Tony, Caro & John – Blue Clouds

Repeat Performance

While bands of today continue to explore, experiment, and try to change the way we listen to music, there’s something to be said about the untouched music of our past. Such is the case with the release of Blue Clouds from British rockers Tony, Caro & John also known as  Tony Dore, Caroline Clark, and John Clark. The group first performed as a folk-rock trio, and self-released a rather primitive 100 copies of All On The First Day in 1972. This album, despite its sales numbers, solidified the trio as a coveted staple of British psychedelic folk music.

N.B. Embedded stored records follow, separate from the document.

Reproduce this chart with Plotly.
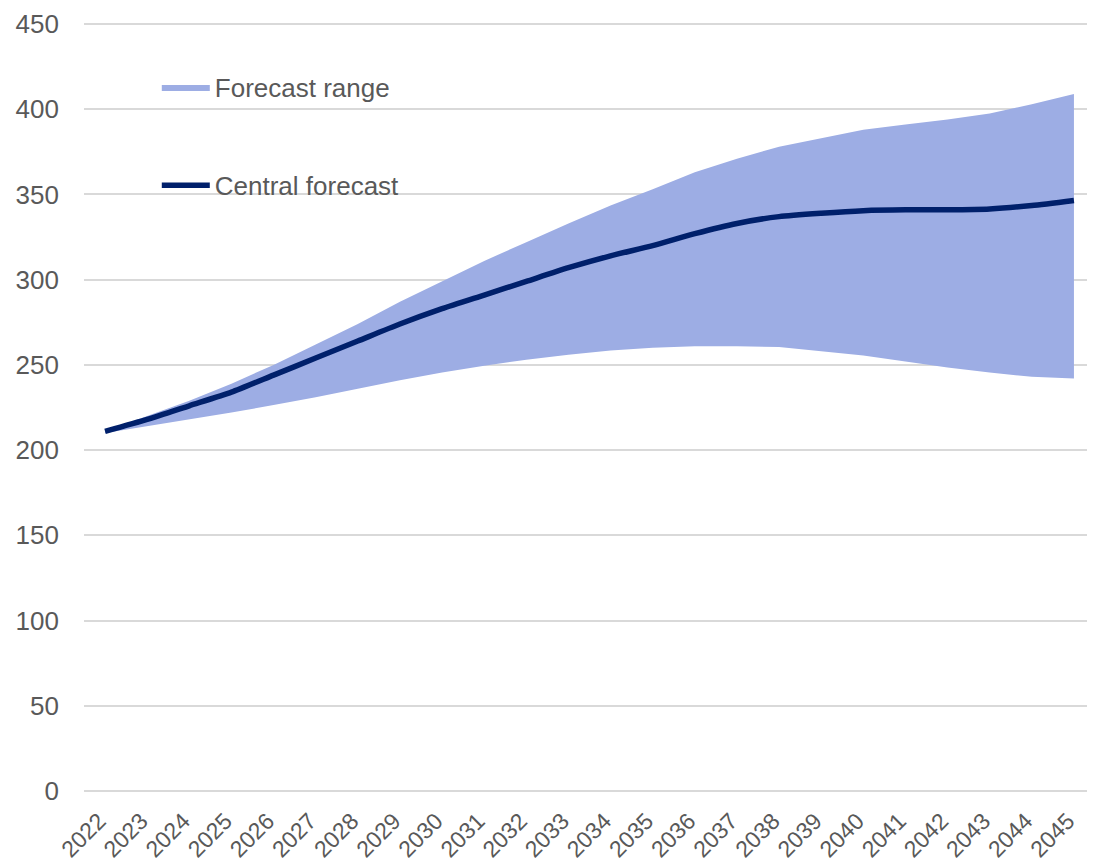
import plotly.graph_objects as go

years = [str(y) for y in range(2022, 2046)]
central = [211, 218, 226, 234, 244, 254, 264, 274, 283, 291, 299, 307, 314, 320,
           327, 333, 337, 339, 340.5, 341, 341, 341.5, 343.5, 346.5]
upper = [211, 220, 229, 239, 250, 262, 274, 287, 299, 311, 322, 333, 343.5, 353,
         363, 371, 378, 383, 388, 391, 394, 397.5, 403, 409]
lower = [210, 214, 218, 222, 226.5, 231, 236, 241, 245.5, 249.5, 253, 256, 258.5, 260,
         261, 261, 260.5, 258, 255.5, 252, 248.5, 245.5, 243, 242]
y_ticks = [0, 50, 100, 150, 200, 250, 300, 350, 400, 450]

FONT = "Liberation Sans, Arial, sans-serif"
GREY = "#595959"
FILL = "#9DADE4"
NAVY = "#00206B"

fig = go.Figure()
fig.add_trace(go.Scatter(x=years, y=lower, mode="lines", line=dict(width=0, color=FILL),
                         showlegend=False, hoverinfo="skip"))
fig.add_trace(go.Scatter(x=years, y=upper, mode="lines", line=dict(width=0, color=FILL),
                         fill="tonexty", fillcolor=FILL, name="Forecast range",
                         legend="legend"))
fig.add_trace(go.Scatter(x=years, y=central, mode="lines",
                         line=dict(width=5.5, color=NAVY, shape="spline", smoothing=0.6),
                         name="Central forecast", legend="legend2"))

fig.update_layout(
    width=1087, height=857,
    margin=dict(l=76, r=0, t=15, b=73, autoexpand=False),
    paper_bgcolor="white", plot_bgcolor="white",
    font=dict(family=FONT, color=GREY),
    legend=dict(x=0.072, y=0.9166, xanchor="left", yanchor="middle", itemwidth=48,
                font=dict(size=26, color=GREY, family=FONT), bgcolor="rgba(0,0,0,0)"),
    legend2=dict(x=0.072, y=0.789, xanchor="left", yanchor="middle", itemwidth=48,
                 font=dict(size=26, color=GREY, family=FONT), bgcolor="rgba(0,0,0,0)"),
)
fig.update_xaxes(type="category", range=[-0.5, 23.5], tickangle=-45, automargin=False,
                 tickfont=dict(size=23, color=GREY, family=FONT),
                 ticklabelstandoff=10, ticklabelshift=-6,
                 showgrid=False, showline=False, ticks="", zeroline=False)
fig.update_yaxes(range=[-0.6, 450.6], tickvals=y_ticks, showgrid=True, gridcolor="#D9D9D9",
                 gridwidth=1.5, zeroline=False, showline=False, ticks="", automargin=False,
                 tickfont=dict(size=26, color=GREY, family=FONT), ticklabelstandoff=24)

fig.write_html("out.html")
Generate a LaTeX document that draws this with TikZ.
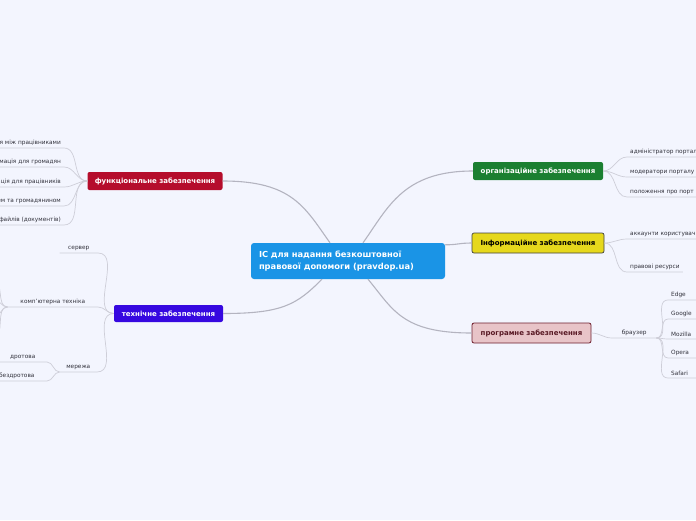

40 years later, Drag City decided to pick up where the trio left off, and released rare recordings from the trio between 1972-1977 as Blue Clouds, also as a joint collaboration with Gaarden Records and Galactic Zoo Disk. While you can still pick up and hear All On The First Day, Blue Clouds takes a deeper glimpse into the psychedelic folk band. The eleven song compilation is a mixture of folk, fantasy and a supernatural musical phenomena of the past.

Opener “Forever and Ever” has an immediate electric guitar punch to transport you back to the ’70s. Following closely is the folky “Bye Bye I Love You,” orchestrating a blend of soft lyrics, light guitar strums and a faint overlaying of airy flute throughout the song. From the mirror-deep vocals on “Sally Free and Easy,” to the harmonica-infused “Ton Ton Macoutes” or the grating guitar in the final “The Road to Avalon,” the album is somewhat of a mystery wrapped in psychedelic folk.

Blue Clouds is an organic and harmonious album, but when all is said and done, the only negative lies in the decades this musical masterpiece has been hidden from your vinyl collection.